Ich möchte als Teil eines Quiz-Spiels eine Weltkarte auf dem Bildschirm abbilden (in der nur Grenzen eingezeichnet sind), der Benutzer soll dann auf eine Nation klicken können und der Name der Nation soll ausgegeben werden.

Wie würdet ihr die Informationen zu den einzelnen Nationen speichern? Gibt es eine andere Möglichkeit, als für jede Nation ein Polygon zu erstellen, welches ich dann auf Kollision mit dem Mauszeiger teste?

Wasser, Grenze und Land haben dabei verschiedene Farben (blau, schwarz, grau). Kann ich die Erstellung der Polygon wenigstens irgendwie Automatisieren?

Würde mich über Anregungen freuen.


----------



## Quaxli (12. Jun 2007)

Ein Lösungsmöglichkeit, die mir noch einfällt, wäre die Folgende, wobei von der Größe und Detailgrad Deiner Weltkarte abhängt, wie praktikabel das Ganze ist:

Du erstellst eine "Schattenkarte", auf der Du die Länder unterschiedlich einfärbst. Dein Programm lädt beide Karten als Image. Die normale Karte zum Anzeigen, die Schattenkarte zur Landermittlung. Wenn jetzt auf die normale Karte geklickt wird, liest Du über die Koordinaten den Farbwert aus der Schattenkarte und kannst das Land zuordnen.

Ob das für Dich ein Alternative ist, mußt Du selbst entscheiden - wie gesagt, es hängt vom Detailgrad ab. Prinzipiell kannst Du über einige Grafikprogramme, wie z. B. Gimp die RGB-Werte für eine Farbe festlegen und auch so über Java wieder abfragen und hättest somit z. B. mehrere Rottöne zur Verfügung.
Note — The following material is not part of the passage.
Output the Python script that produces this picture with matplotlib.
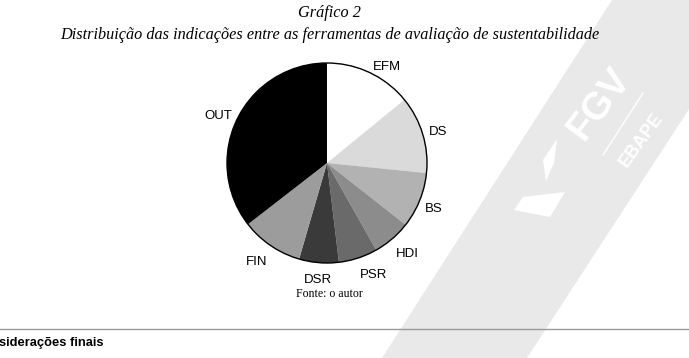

Ich habe diese Technik mal für ein Jump and Run getestet, bei der über die Farbwerte einzelner Tiles die Kollisionsabfrage gesteuert wurde. Vorteil dieser Lösung wäre auf jeden Fall, daß Du das angeklickte Land sehr genau ermitteln kannst.


----------



## masta // thomas (12. Jun 2007)

Deine Idee ist ziemlich cool, Quaxli


----------



## Guest (12. Jun 2007)

Cool! Richtig geile Idee. Super vielen Dank!!


----------



## Quaxli (13. Jun 2007)

Danke, danke. Ich werde ja noch größenwahnsinnig


----------